#### EXERCISE MATERIALS
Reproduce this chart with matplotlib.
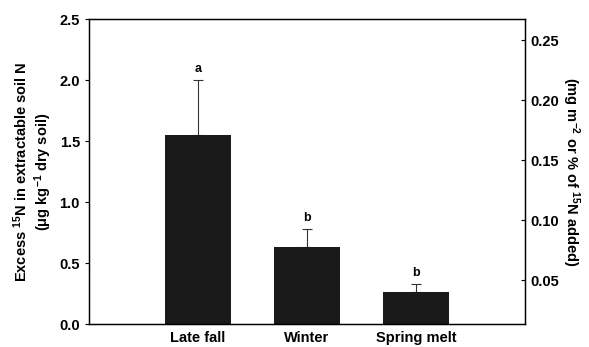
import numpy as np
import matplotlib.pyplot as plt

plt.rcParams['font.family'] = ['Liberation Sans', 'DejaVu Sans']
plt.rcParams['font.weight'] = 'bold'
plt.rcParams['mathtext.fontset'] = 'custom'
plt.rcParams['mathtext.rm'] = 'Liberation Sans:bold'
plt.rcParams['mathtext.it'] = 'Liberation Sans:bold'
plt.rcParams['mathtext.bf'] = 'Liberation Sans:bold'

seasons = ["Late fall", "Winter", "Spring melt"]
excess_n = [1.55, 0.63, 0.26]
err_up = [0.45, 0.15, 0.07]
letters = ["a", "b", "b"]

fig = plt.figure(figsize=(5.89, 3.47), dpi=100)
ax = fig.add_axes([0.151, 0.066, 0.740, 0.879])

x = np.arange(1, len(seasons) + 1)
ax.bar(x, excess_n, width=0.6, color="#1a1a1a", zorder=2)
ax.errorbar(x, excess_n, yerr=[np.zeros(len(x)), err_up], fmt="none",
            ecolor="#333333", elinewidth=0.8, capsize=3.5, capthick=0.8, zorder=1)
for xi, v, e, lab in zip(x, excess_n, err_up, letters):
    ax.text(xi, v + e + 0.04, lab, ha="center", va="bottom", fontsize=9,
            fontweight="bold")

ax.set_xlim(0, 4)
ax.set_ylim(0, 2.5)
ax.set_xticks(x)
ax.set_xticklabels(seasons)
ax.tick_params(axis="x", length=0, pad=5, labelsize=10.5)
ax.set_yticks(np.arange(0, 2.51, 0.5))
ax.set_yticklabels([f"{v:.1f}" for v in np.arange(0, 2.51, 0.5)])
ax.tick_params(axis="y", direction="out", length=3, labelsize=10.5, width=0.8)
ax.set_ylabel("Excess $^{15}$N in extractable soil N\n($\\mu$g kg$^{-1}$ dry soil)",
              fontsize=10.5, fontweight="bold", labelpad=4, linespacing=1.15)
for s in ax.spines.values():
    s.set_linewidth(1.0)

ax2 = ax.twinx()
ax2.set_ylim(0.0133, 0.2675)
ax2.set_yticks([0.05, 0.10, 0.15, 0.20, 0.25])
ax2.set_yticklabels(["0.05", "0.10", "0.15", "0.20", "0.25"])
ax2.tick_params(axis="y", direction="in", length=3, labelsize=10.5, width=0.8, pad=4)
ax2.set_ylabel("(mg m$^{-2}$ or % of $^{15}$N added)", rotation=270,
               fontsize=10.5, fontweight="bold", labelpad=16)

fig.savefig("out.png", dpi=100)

---

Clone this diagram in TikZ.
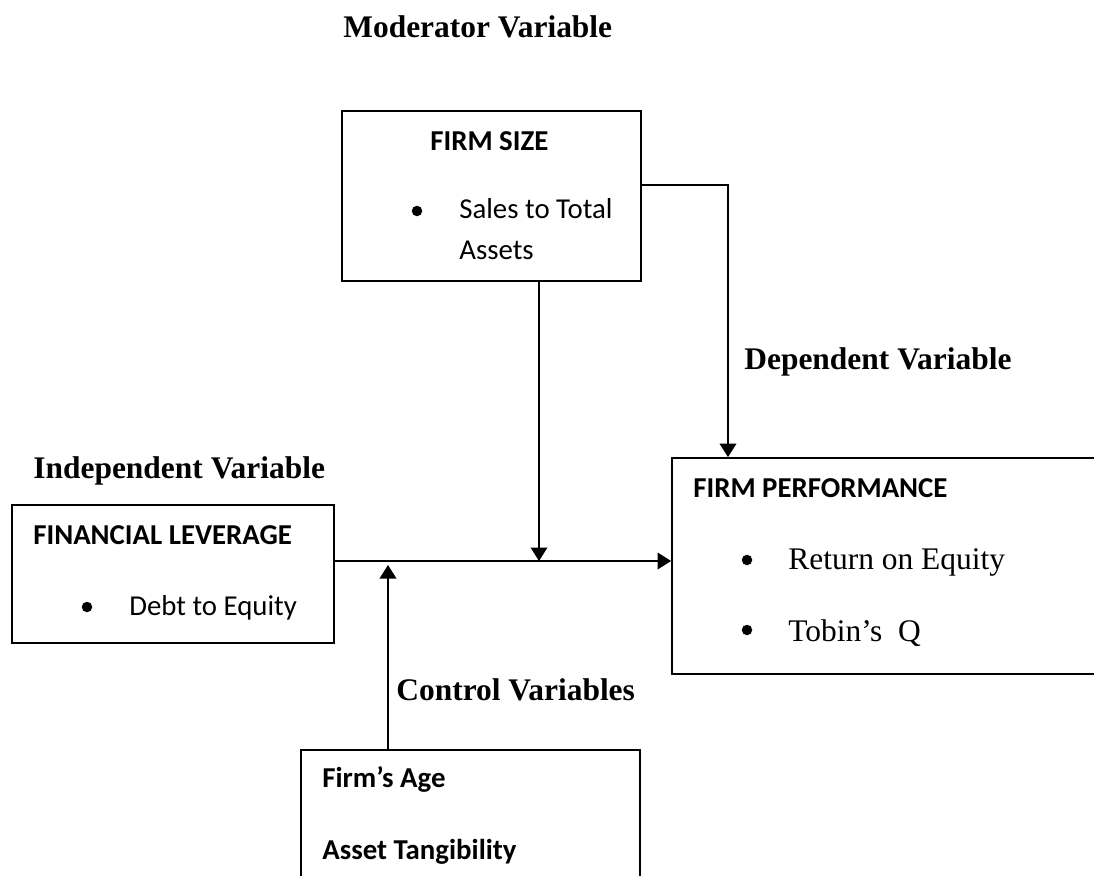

#### TO BE DONE
Exactly reproduce the stretch that starts at the line containing "Reproduce this chart with matplotlib." and ends at the line containing "import matplotlib.pyplot as plt", both ends included; leave any pictures out.

#### ANSWER IN FULL
Reproduce this chart with matplotlib.
import numpy as np
import matplotlib.pyplot as plt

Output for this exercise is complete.